--- DATA ---

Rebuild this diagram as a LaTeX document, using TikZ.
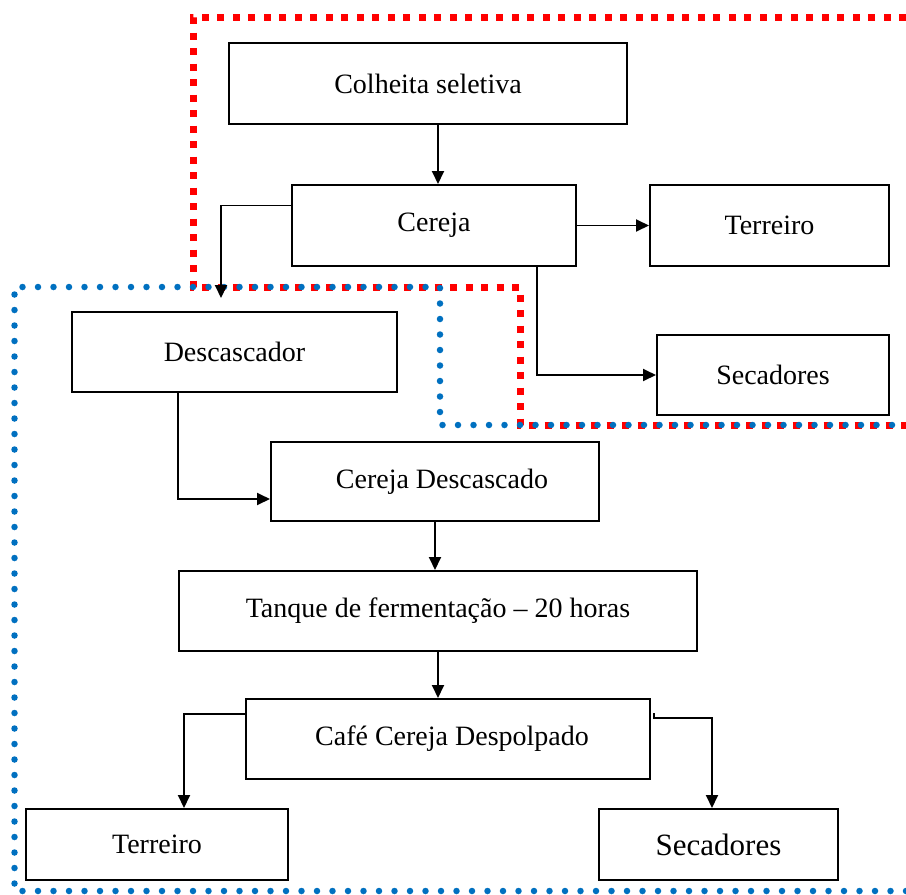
\documentclass[tikz,border=0pt]{standalone}
\usepackage{fontspec}
\setmainfont{Liberation Serif}
\usetikzlibrary{arrows.meta}
\definecolor{zoneblue}{RGB}{0,112,192}
\definecolor{zonered}{RGB}{255,0,0}
\tikzset{
  box/.style={draw, line width=2pt, inner sep=0pt, font=\fontsize{28}{32}\selectfont},
  conn/.style={line width=1.9pt, -{Triangle[length=13pt,width=12pt]}},
  redzone/.style={draw=zonered, line width=7pt, dash pattern=on 7pt off 8.5pt},
  bluezone/.style={draw=zoneblue, line width=6.5pt, line cap=round, dash pattern=on 0pt off 15.5pt}
}
\begin{document}
\begin{tikzpicture}[x=1pt,y=-1pt]
\useasboundingbox (0,0) rectangle (906,895);
\fill[white] (0,0) rectangle (906,895);
% zones
\draw[redzone] (906,17) -- (193,17) -- (193,287) -- (520,287) -- (520,425) -- (906,425);
\draw[bluezone] (906,891) -- (14.5,891) -- (14.5,287) -- (440,287) -- (440,425) -- (906,425);
% nodes
\node[box, minimum width=398pt, minimum height=81pt] (colheita) at (428,83.5) {Colheita seletiva};
\node[box, minimum width=284pt, minimum height=81pt] (cereja) at (434,225.5) {Cereja};
\node[box, minimum width=239pt, minimum height=81pt] (terreiroA) at (769.5,225.5) {Terreiro};
\node[box, minimum width=232pt, minimum height=80pt] (secadoresA) at (773,375) {Secadores};
\node[box, minimum width=325pt, minimum height=80pt] (descascador) at (234.5,352) {Descascador};
\node[box, minimum width=328pt, minimum height=79pt] (cdesc) at (435,481.5) {\hspace*{14pt}Cereja Descascado};
\node[box, minimum width=518pt, minimum height=80pt] (tanque) at (438,611) {Tanque de fermentação – 20 horas};
\node[box, minimum width=404pt, minimum height=80pt] (cafe) at (448,739) {\hspace*{8pt}Café Cereja Despolpado};
\node[box, minimum width=262pt, minimum height=71pt] (terreiroB) at (157,844.5) {Terreiro};
\node[box, minimum width=239pt, minimum height=71pt, font=\fontsize{31}{35}\selectfont] (secadoresB) at (718.5,844.5) {Secadores};
\coordinate (descTip) at (221,298);
% connectors
\draw[conn] ([xshift=10pt]colheita.south) -- ([xshift=4pt]cereja.north);
\draw[conn] (cereja.east) -- (terreiroA.west);
\draw[conn] ([yshift=20pt]cereja.west) -| (descTip);
\draw[conn] ([xshift=103pt]cereja.south) |- (secadoresA.west);
\draw[conn] ([xshift=-56.5pt]descascador.south) |- ([yshift=-17.5pt]cdesc.west);
\draw[conn] (cdesc.south) -- (cdesc.south |- tanque.north);
\draw[conn] (tanque.south) -- (tanque.south |- cafe.north);
\draw[conn] ([yshift=25pt]cafe.west) -| ([xshift=27pt]terreiroB.north);
\draw[conn] ([xshift=3pt,yshift=26pt]cafe.east) -- ++(0,5) -| ([xshift=-6.5pt]secadoresB.north);
\end{tikzpicture}
\end{document}
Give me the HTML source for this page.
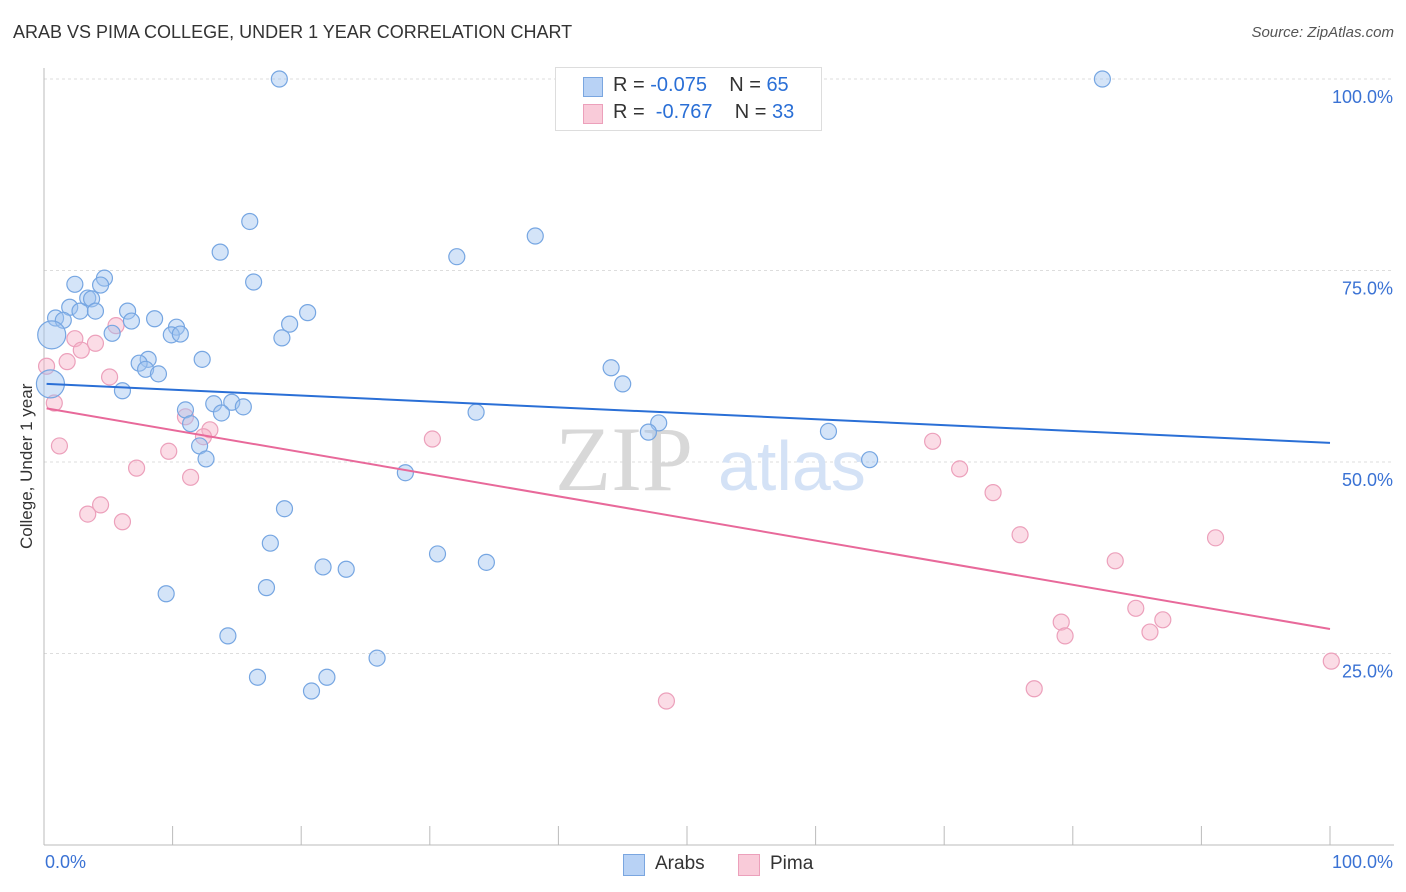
<!DOCTYPE html>
<html><head><meta charset="utf-8"><style>
body{margin:0;background:#fff;font-family:"Liberation Sans",sans-serif;}
#wrap{position:relative;width:1406px;height:892px;overflow:hidden;}
.t{position:absolute;white-space:nowrap;}
</style></head><body>
<div id="wrap">
<div class="t" style="left:13px;top:22px;font-size:18px;color:#333;">ARAB VS PIMA COLLEGE, UNDER 1 YEAR CORRELATION CHART</div>
<div class="t" style="right:12px;top:24px;font-size:15px;color:#555;font-style:italic;">Source: ZipAtlas.com</div>
<svg id="svg" width="1406" height="892" style="position:absolute;left:0;top:0"></svg>
</div>
<script>
const yTicks=[100,75,50,25];
const yTickLabels=["100.0%","75.0%","50.0%","25.0%"];
const xTicks=[0,10,20,30,40,50,60,70,80,90,100];
const arabX=[18.3,82.3,16.0,38.2,13.7,32.1,16.3,4.7,2.4,4.4,3.4,3.7,2.0,2.8,4.0,6.5,20.5,0.9,1.5,6.8,8.6,19.1,10.3,5.3,9.9,10.6,18.5,0.6,8.1,12.3,7.4,7.9,8.9,44.1,45.0,0.5,6.1,13.2,14.6,15.5,11.0,13.8,33.6,47.8,47.0,61.0,11.4,12.1,12.6,64.2,28.1,18.7,17.6,30.6,34.4,21.7,23.5,17.3,9.5,14.3,25.9,16.6,22.0,20.8];
const arabY=[100,100,81.4,79.5,77.4,76.8,73.5,74.0,73.2,73.1,71.4,71.3,70.2,69.7,69.7,69.7,69.5,68.8,68.5,68.4,68.7,68.0,67.6,66.8,66.6,66.7,66.2,66.6,63.4,63.4,62.9,62.1,61.5,62.3,60.2,60.2,59.3,57.6,57.8,57.2,56.8,56.4,56.5,55.1,53.9,54.0,55.0,52.1,50.4,50.3,48.6,43.9,39.4,38.0,36.9,36.3,36.0,33.6,32.8,27.3,24.4,21.9,21.9,20.1];
const arabBig=[27,35];
const pimaX=[0.2,0.8,1.8,2.4,2.9,4.0,5.6,5.1,1.2,7.2,9.7,11.0,11.4,12.9,12.4,4.4,3.4,6.1,30.2,69.1,71.2,73.8,75.9,83.3,91.1,79.1,79.4,84.9,87.0,86.0,77.0,48.4,100.1];
const pimaY=[62.5,57.7,63.1,66.1,64.6,65.5,67.8,61.1,52.1,49.2,51.4,55.9,48.0,54.2,53.3,44.4,43.2,42.2,53.0,52.7,49.1,46.0,40.5,37.1,40.1,29.1,27.3,30.9,29.4,27.8,20.4,18.8,24.0];
const arabTrend=[60.2,52.5];
const pimaTrend=[57.0,28.2];

const svg=document.getElementById('svg');
const NS='http://www.w3.org/2000/svg';
const X=v=>44+v*12.86, Y=v=>845-v*7.66;
function mk(tag,attrs){const e=document.createElementNS(NS,tag);for(const k in attrs)e.setAttribute(k,attrs[k]);svg.appendChild(e);return e;}
yTicks.forEach((t,i)=>{
 const g=mk('line',{x1:44,x2:1394,y1:Y(t),y2:Y(t),stroke:'#ddd','stroke-dasharray':'3,3'});
 
 
 const l=mk('text',{x:1393,y:Y(t)+24,'text-anchor':'end','font-size':18,fill:'#3a72d4','font-family':'Liberation Sans, sans-serif'});
 l.textContent=yTickLabels[i];
 
 
});
const wm=mk('text',{x:555,y:490,'font-size':92,fill:'#d8d8d8','font-family':'Liberation Serif, serif'});wm.textContent='ZIP';


const wm2=mk('text',{x:718,y:490,'font-size':70,fill:'#d4e2f6','font-family':'Liberation Sans, sans-serif'});wm2.textContent='atlas';


let ax=mk('line',{x1:44,x2:44,y1:68,y2:845,stroke:'#bbb'});


ax=mk('line',{x1:44,x2:1394,y1:845,y2:845,stroke:'#bbb'});


xTicks.forEach(t=>{const e=mk('line',{x1:X(t),x2:X(t),y1:826,y2:845,stroke:'#bbb'});
 
 });
pimaX.forEach((v,i)=>{const c=mk('circle',{cx:X(v),cy:Y(pimaY[i]),r:8,fill:'rgba(246,178,200,0.45)',stroke:'#eca0bb','stroke-width':1.2});
 
 });
arabX.forEach((v,i)=>{const r=arabBig.includes(i)?14:8;const c=mk('circle',{cx:X(v),cy:Y(arabY[i]),r:r,fill:'rgba(160,195,240,0.45)',stroke:'#76a6e2','stroke-width':1.2});
 
 });
let tl=mk('line',{x1:X(0.2),x2:X(100),y1:Y(arabTrend[0]),y2:Y(arabTrend[1]),stroke:'#2a6fd6','stroke-width':2});


tl=mk('line',{x1:X(0.2),x2:X(100),y1:Y(pimaTrend[0]),y2:Y(pimaTrend[1]),stroke:'#e8699a','stroke-width':2});


</script>
<div class="t" style="left:45px;top:852px;font-size:18px;color:#3a72d4;">0.0%</div>
<div class="t" style="right:13px;top:852px;font-size:18px;color:#3a72d4;">100.0%</div>
<div class="t" style="left:17px;top:549px;font-size:17px;color:#333;transform:rotate(-90deg);transform-origin:0 0;">College, Under 1 year</div>
<div style="position:absolute;left:555px;top:67px;width:265px;height:62px;border:1px solid #ddd;background:#fff;font-size:20px;">
 <div style="position:absolute;left:27px;top:9px;width:18px;height:18px;background:#b8d2f5;border:1px solid #7aa6e0;"></div>
 <div class="t" style="left:57px;top:6px;color:#333;">R = <span style="color:#2a6fd6">-0.075</span>&nbsp;&nbsp;&nbsp; N = <span style="color:#2a6fd6">65</span></div>
 <div style="position:absolute;left:27px;top:36px;width:18px;height:18px;background:#f9cbd9;border:1px solid #eca0bb;"></div>
 <div class="t" style="left:57px;top:33px;color:#333;">R = &nbsp;<span style="color:#2a6fd6">-0.767</span>&nbsp;&nbsp;&nbsp; N = <span style="color:#2a6fd6">33</span></div>
</div>
<div style="position:absolute;left:623px;top:854px;width:20px;height:20px;background:#b8d2f5;border:1px solid #7aa6e0;"></div>
<div class="t" style="left:655px;top:853px;font-size:19px;color:#333;">Arabs</div>
<div style="position:absolute;left:738px;top:854px;width:20px;height:20px;background:#f9cbd9;border:1px solid #eca0bb;"></div>
<div class="t" style="left:770px;top:853px;font-size:19px;color:#333;">Pima</div>
</body></html>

---

Note every line above where the string "this" shows up, and copy those lines.

FULL RESPONSE
Rebuild this diagram as a LaTeX document, using TikZ.
Give me the HTML source for this page.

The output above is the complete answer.